● **REQUIREMENT**
Write out the entire listing below exactly as it appears, minus any pictures.

● **SOURCE EXCERPT**
────────
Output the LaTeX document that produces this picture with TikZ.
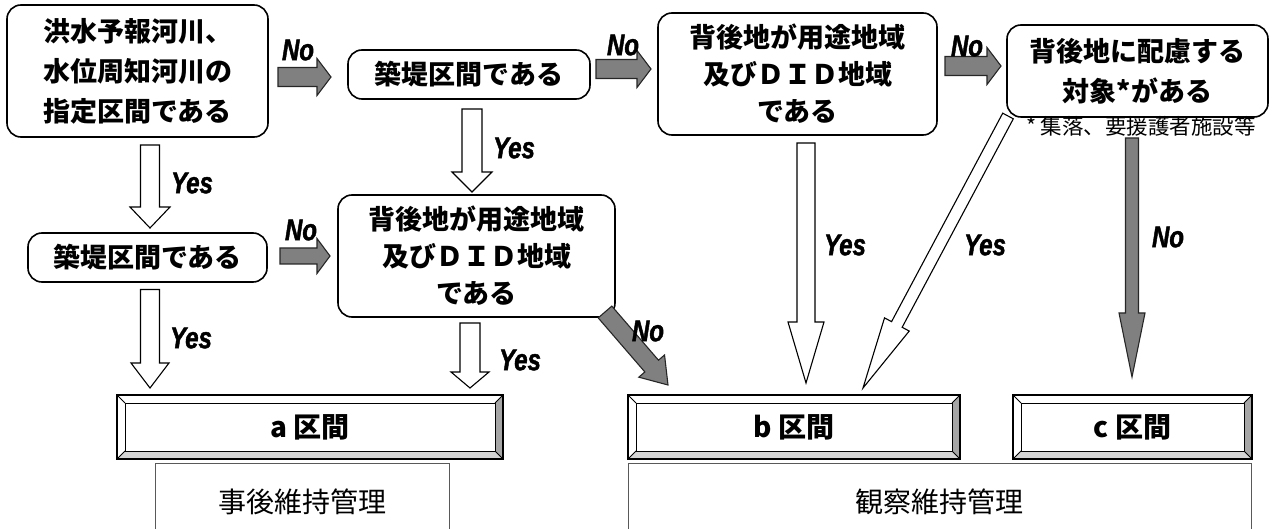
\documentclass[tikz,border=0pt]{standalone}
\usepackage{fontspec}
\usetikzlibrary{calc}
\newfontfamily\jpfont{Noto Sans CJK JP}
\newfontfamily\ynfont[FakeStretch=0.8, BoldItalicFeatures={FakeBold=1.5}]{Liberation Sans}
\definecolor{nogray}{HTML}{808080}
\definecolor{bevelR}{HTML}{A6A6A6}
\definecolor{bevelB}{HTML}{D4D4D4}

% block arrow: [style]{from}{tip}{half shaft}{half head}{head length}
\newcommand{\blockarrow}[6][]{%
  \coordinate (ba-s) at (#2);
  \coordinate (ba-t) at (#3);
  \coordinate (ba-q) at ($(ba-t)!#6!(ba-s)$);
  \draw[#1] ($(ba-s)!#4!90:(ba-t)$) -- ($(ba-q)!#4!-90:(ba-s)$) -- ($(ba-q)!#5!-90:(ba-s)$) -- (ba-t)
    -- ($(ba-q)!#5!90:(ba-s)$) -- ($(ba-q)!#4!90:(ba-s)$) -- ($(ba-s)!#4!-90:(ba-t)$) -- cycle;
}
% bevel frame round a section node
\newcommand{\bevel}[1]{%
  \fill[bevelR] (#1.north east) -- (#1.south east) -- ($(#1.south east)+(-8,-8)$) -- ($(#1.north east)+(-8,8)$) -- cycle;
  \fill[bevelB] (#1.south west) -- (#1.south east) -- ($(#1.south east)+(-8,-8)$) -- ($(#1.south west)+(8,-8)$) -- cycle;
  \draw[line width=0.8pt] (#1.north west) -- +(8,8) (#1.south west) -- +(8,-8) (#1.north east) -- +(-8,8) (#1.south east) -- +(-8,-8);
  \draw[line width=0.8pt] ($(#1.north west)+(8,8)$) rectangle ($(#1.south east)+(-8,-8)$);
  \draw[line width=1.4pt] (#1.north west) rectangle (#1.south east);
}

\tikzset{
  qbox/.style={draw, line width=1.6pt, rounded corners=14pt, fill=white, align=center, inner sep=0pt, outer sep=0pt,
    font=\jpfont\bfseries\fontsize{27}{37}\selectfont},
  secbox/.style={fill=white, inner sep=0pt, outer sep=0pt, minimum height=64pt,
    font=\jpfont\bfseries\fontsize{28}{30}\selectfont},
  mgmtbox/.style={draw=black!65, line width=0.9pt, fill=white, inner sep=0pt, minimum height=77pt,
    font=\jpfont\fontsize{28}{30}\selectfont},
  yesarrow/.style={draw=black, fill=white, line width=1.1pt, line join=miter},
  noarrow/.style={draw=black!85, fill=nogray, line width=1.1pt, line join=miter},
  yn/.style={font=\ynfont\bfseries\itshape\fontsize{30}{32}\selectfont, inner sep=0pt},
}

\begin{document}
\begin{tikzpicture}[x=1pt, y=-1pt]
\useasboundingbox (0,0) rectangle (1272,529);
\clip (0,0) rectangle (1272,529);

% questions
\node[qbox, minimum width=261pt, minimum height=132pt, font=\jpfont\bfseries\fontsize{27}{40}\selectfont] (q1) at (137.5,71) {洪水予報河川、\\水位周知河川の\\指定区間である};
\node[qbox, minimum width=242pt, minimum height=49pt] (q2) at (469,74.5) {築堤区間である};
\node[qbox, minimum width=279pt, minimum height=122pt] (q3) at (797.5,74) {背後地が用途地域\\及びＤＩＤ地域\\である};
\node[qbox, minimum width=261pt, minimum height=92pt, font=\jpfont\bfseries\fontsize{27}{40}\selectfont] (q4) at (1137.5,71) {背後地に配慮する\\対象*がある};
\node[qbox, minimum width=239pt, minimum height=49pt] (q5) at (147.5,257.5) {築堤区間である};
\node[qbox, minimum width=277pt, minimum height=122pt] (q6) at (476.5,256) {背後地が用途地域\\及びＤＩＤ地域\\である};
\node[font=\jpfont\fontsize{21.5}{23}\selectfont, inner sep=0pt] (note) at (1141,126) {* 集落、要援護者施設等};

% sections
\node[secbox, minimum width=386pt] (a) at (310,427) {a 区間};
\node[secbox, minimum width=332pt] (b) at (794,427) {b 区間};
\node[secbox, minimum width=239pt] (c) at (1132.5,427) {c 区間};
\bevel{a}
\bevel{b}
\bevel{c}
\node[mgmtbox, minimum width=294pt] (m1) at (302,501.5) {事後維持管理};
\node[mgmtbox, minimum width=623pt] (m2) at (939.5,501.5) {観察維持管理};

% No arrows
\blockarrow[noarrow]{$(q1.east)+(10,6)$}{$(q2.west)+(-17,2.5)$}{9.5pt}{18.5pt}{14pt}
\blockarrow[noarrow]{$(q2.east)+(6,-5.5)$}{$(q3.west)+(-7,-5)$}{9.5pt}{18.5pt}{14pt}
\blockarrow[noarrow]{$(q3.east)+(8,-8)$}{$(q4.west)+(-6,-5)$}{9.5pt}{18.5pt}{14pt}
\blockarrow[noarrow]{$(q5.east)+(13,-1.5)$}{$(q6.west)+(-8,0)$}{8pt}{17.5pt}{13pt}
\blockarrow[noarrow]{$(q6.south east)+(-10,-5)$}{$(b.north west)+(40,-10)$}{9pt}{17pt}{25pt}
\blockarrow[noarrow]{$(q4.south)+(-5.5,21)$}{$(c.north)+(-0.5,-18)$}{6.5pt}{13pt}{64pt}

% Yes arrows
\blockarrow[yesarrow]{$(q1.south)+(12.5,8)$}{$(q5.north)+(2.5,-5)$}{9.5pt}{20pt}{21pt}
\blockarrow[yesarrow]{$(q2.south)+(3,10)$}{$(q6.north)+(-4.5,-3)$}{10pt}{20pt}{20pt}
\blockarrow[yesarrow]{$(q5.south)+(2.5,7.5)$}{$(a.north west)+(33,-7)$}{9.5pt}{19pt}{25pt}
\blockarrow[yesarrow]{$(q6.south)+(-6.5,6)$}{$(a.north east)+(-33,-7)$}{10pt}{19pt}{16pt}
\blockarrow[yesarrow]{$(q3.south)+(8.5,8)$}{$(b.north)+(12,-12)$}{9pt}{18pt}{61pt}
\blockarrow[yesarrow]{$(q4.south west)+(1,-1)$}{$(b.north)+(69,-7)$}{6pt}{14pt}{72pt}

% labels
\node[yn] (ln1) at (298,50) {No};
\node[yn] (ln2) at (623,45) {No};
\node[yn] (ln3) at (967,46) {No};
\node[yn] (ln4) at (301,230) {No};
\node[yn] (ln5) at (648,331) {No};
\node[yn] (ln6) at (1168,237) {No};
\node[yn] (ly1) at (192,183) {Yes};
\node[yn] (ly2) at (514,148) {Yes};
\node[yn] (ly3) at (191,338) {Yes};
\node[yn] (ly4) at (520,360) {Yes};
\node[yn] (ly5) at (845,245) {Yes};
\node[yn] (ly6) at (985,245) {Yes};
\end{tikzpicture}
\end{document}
────────
● **WRITTEN SOLUTION**
Output the LaTeX document that produces this picture with TikZ.
\documentclass[tikz,border=0pt]{standalone}
\usepackage{fontspec}
\usetikzlibrary{calc}
\newfontfamily\jpfont{Noto Sans CJK JP}
\newfontfamily\ynfont[FakeStretch=0.8, BoldItalicFeatures={FakeBold=1.5}]{Liberation Sans}
\definecolor{nogray}{HTML}{808080}
\definecolor{bevelR}{HTML}{A6A6A6}
\definecolor{bevelB}{HTML}{D4D4D4}

% block arrow: [style]{from}{tip}{half shaft}{half head}{head length}
\newcommand{\blockarrow}[6][]{%
  \coordinate (ba-s) at (#2);
  \coordinate (ba-t) at (#3);
  \coordinate (ba-q) at ($(ba-t)!#6!(ba-s)$);
  \draw[#1] ($(ba-s)!#4!90:(ba-t)$) -- ($(ba-q)!#4!-90:(ba-s)$) -- ($(ba-q)!#5!-90:(ba-s)$) -- (ba-t)
    -- ($(ba-q)!#5!90:(ba-s)$) -- ($(ba-q)!#4!90:(ba-s)$) -- ($(ba-s)!#4!-90:(ba-t)$) -- cycle;
}
% bevel frame round a section node
\newcommand{\bevel}[1]{%
  \fill[bevelR] (#1.north east) -- (#1.south east) -- ($(#1.south east)+(-8,-8)$) -- ($(#1.north east)+(-8,8)$) -- cycle;
  \fill[bevelB] (#1.south west) -- (#1.south east) -- ($(#1.south east)+(-8,-8)$) -- ($(#1.south west)+(8,-8)$) -- cycle;
  \draw[line width=0.8pt] (#1.north west) -- +(8,8) (#1.south west) -- +(8,-8) (#1.north east) -- +(-8,8) (#1.south east) -- +(-8,-8);
  \draw[line width=0.8pt] ($(#1.north west)+(8,8)$) rectangle ($(#1.south east)+(-8,-8)$);
  \draw[line width=1.4pt] (#1.north west) rectangle (#1.south east);
}

\tikzset{
  qbox/.style={draw, line width=1.6pt, rounded corners=14pt, fill=white, align=center, inner sep=0pt, outer sep=0pt,
    font=\jpfont\bfseries\fontsize{27}{37}\selectfont},
  secbox/.style={fill=white, inner sep=0pt, outer sep=0pt, minimum height=64pt,
    font=\jpfont\bfseries\fontsize{28}{30}\selectfont},
  mgmtbox/.style={draw=black!65, line width=0.9pt, fill=white, inner sep=0pt, minimum height=77pt,
    font=\jpfont\fontsize{28}{30}\selectfont},
  yesarrow/.style={draw=black, fill=white, line width=1.1pt, line join=miter},
  noarrow/.style={draw=black!85, fill=nogray, line width=1.1pt, line join=miter},
  yn/.style={font=\ynfont\bfseries\itshape\fontsize{30}{32}\selectfont, inner sep=0pt},
}

\begin{document}
\begin{tikzpicture}[x=1pt, y=-1pt]
\useasboundingbox (0,0) rectangle (1272,529);
\clip (0,0) rectangle (1272,529);

% questions
\node[qbox, minimum width=261pt, minimum height=132pt, font=\jpfont\bfseries\fontsize{27}{40}\selectfont] (q1) at (137.5,71) {洪水予報河川、\\水位周知河川の\\指定区間である};
\node[qbox, minimum width=242pt, minimum height=49pt] (q2) at (469,74.5) {築堤区間である};
\node[qbox, minimum width=279pt, minimum height=122pt] (q3) at (797.5,74) {背後地が用途地域\\及びＤＩＤ地域\\である};
\node[qbox, minimum width=261pt, minimum height=92pt, font=\jpfont\bfseries\fontsize{27}{40}\selectfont] (q4) at (1137.5,71) {背後地に配慮する\\対象*がある};
\node[qbox, minimum width=239pt, minimum height=49pt] (q5) at (147.5,257.5) {築堤区間である};
\node[qbox, minimum width=277pt, minimum height=122pt] (q6) at (476.5,256) {背後地が用途地域\\及びＤＩＤ地域\\である};
\node[font=\jpfont\fontsize{21.5}{23}\selectfont, inner sep=0pt] (note) at (1141,126) {* 集落、要援護者施設等};

% sections
\node[secbox, minimum width=386pt] (a) at (310,427) {a 区間};
\node[secbox, minimum width=332pt] (b) at (794,427) {b 区間};
\node[secbox, minimum width=239pt] (c) at (1132.5,427) {c 区間};
\bevel{a}
\bevel{b}
\bevel{c}
\node[mgmtbox, minimum width=294pt] (m1) at (302,501.5) {事後維持管理};
\node[mgmtbox, minimum width=623pt] (m2) at (939.5,501.5) {観察維持管理};

% No arrows
\blockarrow[noarrow]{$(q1.east)+(10,6)$}{$(q2.west)+(-17,2.5)$}{9.5pt}{18.5pt}{14pt}
\blockarrow[noarrow]{$(q2.east)+(6,-5.5)$}{$(q3.west)+(-7,-5)$}{9.5pt}{18.5pt}{14pt}
\blockarrow[noarrow]{$(q3.east)+(8,-8)$}{$(q4.west)+(-6,-5)$}{9.5pt}{18.5pt}{14pt}
\blockarrow[noarrow]{$(q5.east)+(13,-1.5)$}{$(q6.west)+(-8,0)$}{8pt}{17.5pt}{13pt}
\blockarrow[noarrow]{$(q6.south east)+(-10,-5)$}{$(b.north west)+(40,-10)$}{9pt}{17pt}{25pt}
\blockarrow[noarrow]{$(q4.south)+(-5.5,21)$}{$(c.north)+(-0.5,-18)$}{6.5pt}{13pt}{64pt}

% Yes arrows
\blockarrow[yesarrow]{$(q1.south)+(12.5,8)$}{$(q5.north)+(2.5,-5)$}{9.5pt}{20pt}{21pt}
\blockarrow[yesarrow]{$(q2.south)+(3,10)$}{$(q6.north)+(-4.5,-3)$}{10pt}{20pt}{20pt}
\blockarrow[yesarrow]{$(q5.south)+(2.5,7.5)$}{$(a.north west)+(33,-7)$}{9.5pt}{19pt}{25pt}
\blockarrow[yesarrow]{$(q6.south)+(-6.5,6)$}{$(a.north east)+(-33,-7)$}{10pt}{19pt}{16pt}
\blockarrow[yesarrow]{$(q3.south)+(8.5,8)$}{$(b.north)+(12,-12)$}{9pt}{18pt}{61pt}
\blockarrow[yesarrow]{$(q4.south west)+(1,-1)$}{$(b.north)+(69,-7)$}{6pt}{14pt}{72pt}

% labels
\node[yn] (ln1) at (298,50) {No};
\node[yn] (ln2) at (623,45) {No};
\node[yn] (ln3) at (967,46) {No};
\node[yn] (ln4) at (301,230) {No};
\node[yn] (ln5) at (648,331) {No};
\node[yn] (ln6) at (1168,237) {No};
\node[yn] (ly1) at (192,183) {Yes};
\node[yn] (ly2) at (514,148) {Yes};
\node[yn] (ly3) at (191,338) {Yes};
\node[yn] (ly4) at (520,360) {Yes};
\node[yn] (ly5) at (845,245) {Yes};
\node[yn] (ly6) at (985,245) {Yes};
\end{tikzpicture}
\end{document}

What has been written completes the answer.